交待完此事,又对夫人道:
“那慈航观观主,如今是潜龙在渊,你可得抓紧机会,好生巴结笼络!”
“不要在乎钱,也别在乎脸面,去勤些!”
这和严夫人想到一块去了。
“老爷放心,我自然省的。”
说干就干,严夫人也不着急去秦宅说补偿的事情,第二天一大早就又备了一份供品去慈航观赔礼道歉。
她以为她已经来得够早了,却没想到自己是最晚的一个。
秦家和曾家的车早已经停在慈航观外。
曾家的人已经带着供品进去了。
秦大富亲自指挥着人在那里卸货,又捧着一份供品对着守门的坤道满脸赔笑:
“道长,我知道观主说了不让我们秦家人进慈航观,可观主没说不让我们家的供品进去啊。您行个方便,叫几个人来,帮我把东西带进去可好?”
这些商户的上进心,简直让人叹为观止。
有他们两家比着,她可也要更卖力,才能显出诚心啊!
想到这,严夫人赶紧朝慈航观走去。
且不说秦,曾,严三家如何手段频出在慈航观博好感,但说严允脸上的疤痕痊愈这件事,尽管严夫人吩咐了封口,可严允一个大活人不可能不出门。

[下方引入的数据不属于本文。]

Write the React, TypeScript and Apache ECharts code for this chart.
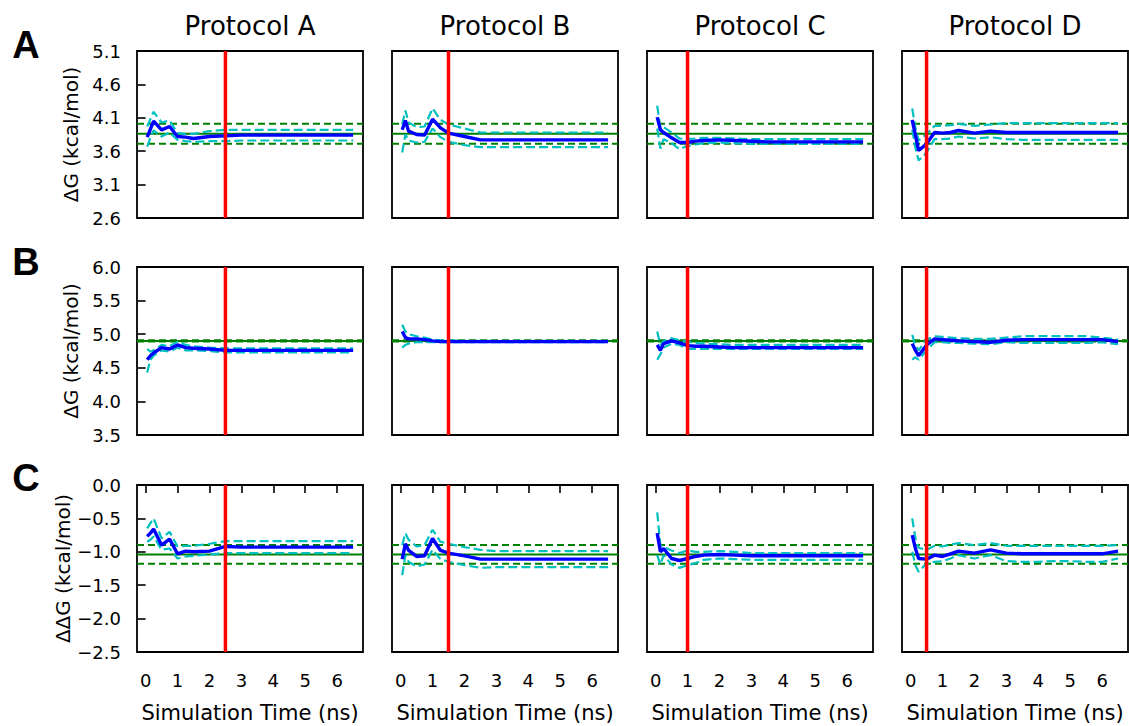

几天以后,此事便在南都权贵们那里不胫而走,连身为武将的靖南侯裴骁,都听说了这个消息。
人人都说,严家不知道在哪里找了神医,严允脸上那么严重的烧伤疤痕,居然也治疗得一丝痕迹都没有了。
神医两个字,顿时就触动了裴骁的心弦。
自从发现嫡长子中毒后,已经快两个月,裴瑾的情况却并没有任何好转。
如今手无法握笔握筷,脚也无法使力走路,才十二三岁的孩子,本是正青春茁壮,能跑能跳的时候,却只能日日躺在床上或坐在轮椅上。手脚皮肤的萎缩现象也没有一点改善。
南都城的大夫都找遍了,还在附近的苏杭徽省等地都访了名医,却也顶多只能解毒,再延缓手脚萎缩速度,根本没有一个人,能让裴瑾真正恢复健康。
每个大夫都说他中毒太深,即使已经拔除毒素,手脚的损伤也不可逆。
一个手脚有疾的嗣子,是绝对无法继承爵位的。
眼看着京城张家的人可能没多久就要到了,到时候若带来高明的大夫查出中毒,他便必须给张家一个交待才行。
罪魁祸首怎么处置倒是小事。
无论如何,只要裴瑾的手脚不能复原,身为岳家的张家嫡支便必定会对他的治家手段不满,更是会质疑他对裴瑾不够重视。
他和张家嫡支之间,会出现一道无法修复的裂痕。
再者,没有合格的嫡子袭爵,爵位要降等,这也促使他必须让裴瑾恢复健康。
那位神医,能把严允的脸修复如初,可见本事不小,若能请来给瑾哥儿看看,说不定能有转机。
一下值回去,他便去了张氏房里。
张氏见他来,很是欢喜,温柔小意,又是帮着更衣又是递毛巾擦脸,还牵着他的大手在炕上坐着,为他揉捏肩膀。
裴骁心安理得地接受着她的服侍,香风袭人手软声娇,让在军营劳累了一天的他十分放松。
“严同知家的嫡长子,据说脸上的烧伤疤痕已经被治好,一点印子都没留下,夫人在内宅可有听说?”
张氏最近这些天都忙着抓陈青竹的狐狸尾巴呢,只想着在张家嫡支再次派人来之前,把陈青竹留下的后手料理干净,哪里有空关注别人家的事。